EXERCISE AIM: With the images removed, repeat the data below exactly.

SUPPLIED MATERIAL:
● ● ● ● ●
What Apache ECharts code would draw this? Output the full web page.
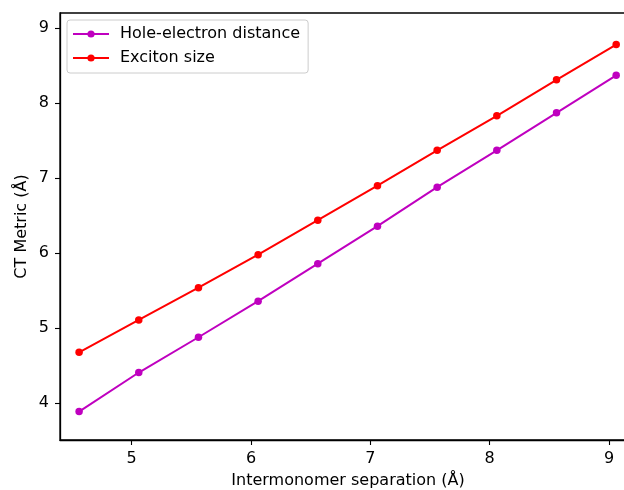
<!DOCTYPE html>
<html>
<head>
<meta charset="utf-8">
<script src="https://cdn.jsdelivr.net/npm/echarts@6/dist/echarts.min.js"></script>
<style>
  html, body { margin: 0; padding: 0; background: #fff; overflow: hidden; }
  #chart { width: 624px; height: 490px; }
</style>
</head>
<body>
<div id="chart"></div>
<script>
const separation = [4.56, 5.06, 5.56, 6.06, 6.56, 7.06, 7.56, 8.06, 8.56, 9.06];
const holeElectron = [3.89, 4.41, 4.88, 5.36, 5.86, 6.36, 6.88, 7.37, 7.87, 8.37];
const excitonSize = [4.68, 5.11, 5.54, 5.98, 6.44, 6.90, 7.37, 7.83, 8.31, 8.78];
const xTicks = [5, 6, 7, 8, 9];
const yTicks = [4, 5, 6, 7, 8, 9];

const font = 'DejaVu Sans';
const chart = echarts.init(document.getElementById('chart'));

function pairs(ys) {
    return separation.map((x, i) => [x, ys[i]]);
}

function lineSeries(name, color, ys) {
    return {
        name: name,
        type: 'line',
        data: pairs(ys),
        symbol: 'circle',
        symbolSize: 7.5,
        showSymbol: true,
        lineStyle: { color: color, width: 2 },
        itemStyle: { color: color },
        emphasis: { disabled: true }
    };
}

const option = {
    animation: false,
    backgroundColor: '#fff',
    textStyle: { fontFamily: font },
    grid: {
        left: 60,
        top: 13,
        width: 576,
        height: 427,
        outerBoundsMode: 'none',
        show: true,
        borderColor: '#000',
        borderWidth: 1.3
    },
    legend: {
        orient: 'vertical',
        left: 67,
        top: 20,
        padding: [6, 8, 7, 5],
        itemWidth: 36,
        itemHeight: 9,
        itemGap: 8,
        borderColor: '#cccccc',
        borderWidth: 1,
        borderRadius: 3,
        backgroundColor: 'rgba(255,255,255,0.8)',
        textStyle: { fontFamily: font, fontSize: 16, color: '#000', padding: [0, 0, 0, 6] },
        data: ['Hole-electron distance', 'Exciton size']
    },
    xAxis: {
        type: 'value',
        min: 4.40,
        max: 9.226,
        name: 'Intermonomer separation (Å)',
        nameLocation: 'middle',
        nameGap: 33,
        nameMoveOverlap: false,
        nameTextStyle: { fontFamily: font, fontSize: 16, color: '#000' },
        axisLine: { show: true, lineStyle: { color: '#000', width: 1.3 } },
        axisTick: { show: true, length: 5, lineStyle: { color: '#000', width: 1.1 }, customValues: xTicks },
        axisLabel: { fontFamily: font, fontSize: 16, color: '#000', margin: 11, customValues: xTicks },
        splitLine: { show: false }
    },
    yAxis: {
        type: 'value',
        min: 3.511,
        max: 9.2,
        name: 'CT Metric (Å)',
        nameLocation: 'middle',
        nameGap: 30,
        nameMoveOverlap: false,
        nameTextStyle: { fontFamily: font, fontSize: 16, color: '#000' },
        axisLine: { show: true, lineStyle: { color: '#000', width: 1.3 } },
        axisTick: { show: true, length: 5, lineStyle: { color: '#000', width: 1.1 }, customValues: yTicks },
        axisLabel: { fontFamily: font, fontSize: 16, color: '#000', margin: 11, customValues: yTicks },
        splitLine: { show: false }
    },
    series: [
        lineSeries('Hole-electron distance', '#bf00bf', holeElectron),
        lineSeries('Exciton size', '#ff0000', excitonSize)
    ]
};

chart.setOption(option);
</script>
</body>
</html>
● ● ● ● ●
ANSWER IN FULL:
What Apache ECharts code would draw this? Output the full web page.
<!DOCTYPE html>
<html>
<head>
<meta charset="utf-8">
<script src="https://cdn.jsdelivr.net/npm/echarts@6/dist/echarts.min.js"></script>
<style>
  html, body { margin: 0; padding: 0; background: #fff; overflow: hidden; }
  #chart { width: 624px; height: 490px; }
</style>
</head>
<body>
<div id="chart"></div>
<script>
const separation = [4.56, 5.06, 5.56, 6.06, 6.56, 7.06, 7.56, 8.06, 8.56, 9.06];
const holeElectron = [3.89, 4.41, 4.88, 5.36, 5.86, 6.36, 6.88, 7.37, 7.87, 8.37];
const excitonSize = [4.68, 5.11, 5.54, 5.98, 6.44, 6.90, 7.37, 7.83, 8.31, 8.78];
const xTicks = [5, 6, 7, 8, 9];
const yTicks = [4, 5, 6, 7, 8, 9];

const font = 'DejaVu Sans';
const chart = echarts.init(document.getElementById('chart'));

function pairs(ys) {
    return separation.map((x, i) => [x, ys[i]]);
}

function lineSeries(name, color, ys) {
    return {
        name: name,
        type: 'line',
        data: pairs(ys),
        symbol: 'circle',
        symbolSize: 7.5,
        showSymbol: true,
        lineStyle: { color: color, width: 2 },
        itemStyle: { color: color },
        emphasis: { disabled: true }
    };
}

const option = {
    animation: false,
    backgroundColor: '#fff',
    textStyle: { fontFamily: font },
    grid: {
        left: 60,
        top: 13,
        width: 576,
        height: 427,
        outerBoundsMode: 'none',
        show: true,
        borderColor: '#000',
        borderWidth: 1.3
    },
    legend: {
        orient: 'vertical',
        left: 67,
        top: 20,
        padding: [6, 8, 7, 5],
        itemWidth: 36,
        itemHeight: 9,
        itemGap: 8,
        borderColor: '#cccccc',
        borderWidth: 1,
        borderRadius: 3,
        backgroundColor: 'rgba(255,255,255,0.8)',
        textStyle: { fontFamily: font, fontSize: 16, color: '#000', padding: [0, 0, 0, 6] },
        data: ['Hole-electron distance', 'Exciton size']
    },
    xAxis: {
        type: 'value',
        min: 4.40,
        max: 9.226,
        name: 'Intermonomer separation (Å)',
        nameLocation: 'middle',
        nameGap: 33,
        nameMoveOverlap: false,
        nameTextStyle: { fontFamily: font, fontSize: 16, color: '#000' },
        axisLine: { show: true, lineStyle: { color: '#000', width: 1.3 } },
        axisTick: { show: true, length: 5, lineStyle: { color: '#000', width: 1.1 }, customValues: xTicks },
        axisLabel: { fontFamily: font, fontSize: 16, color: '#000', margin: 11, customValues: xTicks },
        splitLine: { show: false }
    },
    yAxis: {
        type: 'value',
        min: 3.511,
        max: 9.2,
        name: 'CT Metric (Å)',
        nameLocation: 'middle',
        nameGap: 30,
        nameMoveOverlap: false,
        nameTextStyle: { fontFamily: font, fontSize: 16, color: '#000' },
        axisLine: { show: true, lineStyle: { color: '#000', width: 1.3 } },
        axisTick: { show: true, length: 5, lineStyle: { color: '#000', width: 1.1 }, customValues: yTicks },
        axisLabel: { fontFamily: font, fontSize: 16, color: '#000', margin: 11, customValues: yTicks },
        splitLine: { show: false }
    },
    series: [
        lineSeries('Hole-electron distance', '#bf00bf', holeElectron),
        lineSeries('Exciton size', '#ff0000', excitonSize)
    ]
};

chart.setOption(option);
</script>
</body>
</html>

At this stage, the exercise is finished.